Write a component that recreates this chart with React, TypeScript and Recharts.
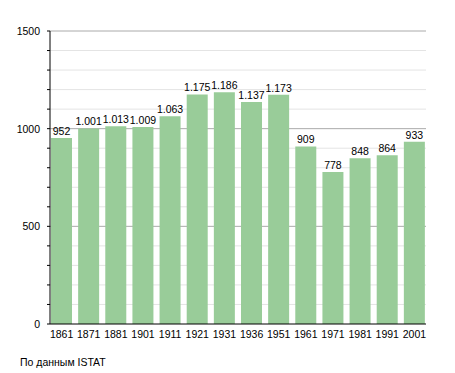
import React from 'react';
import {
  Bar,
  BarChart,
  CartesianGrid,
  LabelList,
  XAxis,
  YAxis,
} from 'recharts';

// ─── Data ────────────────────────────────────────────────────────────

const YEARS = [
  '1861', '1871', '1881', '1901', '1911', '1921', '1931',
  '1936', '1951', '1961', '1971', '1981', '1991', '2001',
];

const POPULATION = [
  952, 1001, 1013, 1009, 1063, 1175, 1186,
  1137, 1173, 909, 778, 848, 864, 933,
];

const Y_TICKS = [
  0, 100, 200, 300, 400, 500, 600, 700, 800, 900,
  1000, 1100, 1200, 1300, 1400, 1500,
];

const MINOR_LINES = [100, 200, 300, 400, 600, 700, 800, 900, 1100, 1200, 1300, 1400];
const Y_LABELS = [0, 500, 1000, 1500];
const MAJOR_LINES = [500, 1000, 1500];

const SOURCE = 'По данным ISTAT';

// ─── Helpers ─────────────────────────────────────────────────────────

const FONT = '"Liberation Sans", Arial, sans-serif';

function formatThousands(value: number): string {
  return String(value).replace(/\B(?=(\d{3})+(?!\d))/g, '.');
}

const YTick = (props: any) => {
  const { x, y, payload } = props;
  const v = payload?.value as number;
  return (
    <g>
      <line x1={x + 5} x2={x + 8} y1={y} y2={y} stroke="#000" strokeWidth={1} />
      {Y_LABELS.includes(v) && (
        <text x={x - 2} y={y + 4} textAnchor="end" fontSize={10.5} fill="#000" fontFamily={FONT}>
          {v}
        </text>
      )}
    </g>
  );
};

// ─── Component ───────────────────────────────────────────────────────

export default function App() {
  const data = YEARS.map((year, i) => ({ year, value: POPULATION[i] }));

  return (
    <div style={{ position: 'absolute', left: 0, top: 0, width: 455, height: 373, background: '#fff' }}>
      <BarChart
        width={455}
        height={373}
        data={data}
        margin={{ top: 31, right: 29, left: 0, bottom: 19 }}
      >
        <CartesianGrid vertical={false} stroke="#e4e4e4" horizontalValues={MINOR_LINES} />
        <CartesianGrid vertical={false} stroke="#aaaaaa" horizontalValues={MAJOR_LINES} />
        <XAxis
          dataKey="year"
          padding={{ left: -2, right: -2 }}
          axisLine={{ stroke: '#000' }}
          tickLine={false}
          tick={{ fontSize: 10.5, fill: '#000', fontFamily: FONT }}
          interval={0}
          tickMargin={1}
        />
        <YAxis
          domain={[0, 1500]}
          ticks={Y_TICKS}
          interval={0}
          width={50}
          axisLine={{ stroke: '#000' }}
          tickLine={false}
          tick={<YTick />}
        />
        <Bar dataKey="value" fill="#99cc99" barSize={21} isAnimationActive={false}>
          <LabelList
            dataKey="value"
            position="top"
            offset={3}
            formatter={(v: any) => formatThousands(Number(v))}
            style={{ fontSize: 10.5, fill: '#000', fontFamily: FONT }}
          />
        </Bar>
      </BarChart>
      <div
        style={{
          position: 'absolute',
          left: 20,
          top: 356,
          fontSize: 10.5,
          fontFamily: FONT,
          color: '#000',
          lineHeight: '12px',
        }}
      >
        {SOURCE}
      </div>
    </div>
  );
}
+++++
> _What the task requires_
Extract the lines exactly, please: the first line of the listing, the line with "const SOURCE = 'По данным ISTAT';", and every line between them, but no pictures.

> _Result for this exercise_
Write a component that recreates this chart with React, TypeScript and Recharts.
import React from 'react';
import {
  Bar,
  BarChart,
  CartesianGrid,
  LabelList,
  XAxis,
  YAxis,
} from 'recharts';

// ─── Data ────────────────────────────────────────────────────────────

const YEARS = [
  '1861', '1871', '1881', '1901', '1911', '1921', '1931',
  '1936', '1951', '1961', '1971', '1981', '1991', '2001',
];

const POPULATION = [
  952, 1001, 1013, 1009, 1063, 1175, 1186,
  1137, 1173, 909, 778, 848, 864, 933,
];

const Y_TICKS = [
  0, 100, 200, 300, 400, 500, 600, 700, 800, 900,
  1000, 1100, 1200, 1300, 1400, 1500,
];

const MINOR_LINES = [100, 200, 300, 400, 600, 700, 800, 900, 1100, 1200, 1300, 1400];
const Y_LABELS = [0, 500, 1000, 1500];
const MAJOR_LINES = [500, 1000, 1500];

const SOURCE = 'По данным ISTAT';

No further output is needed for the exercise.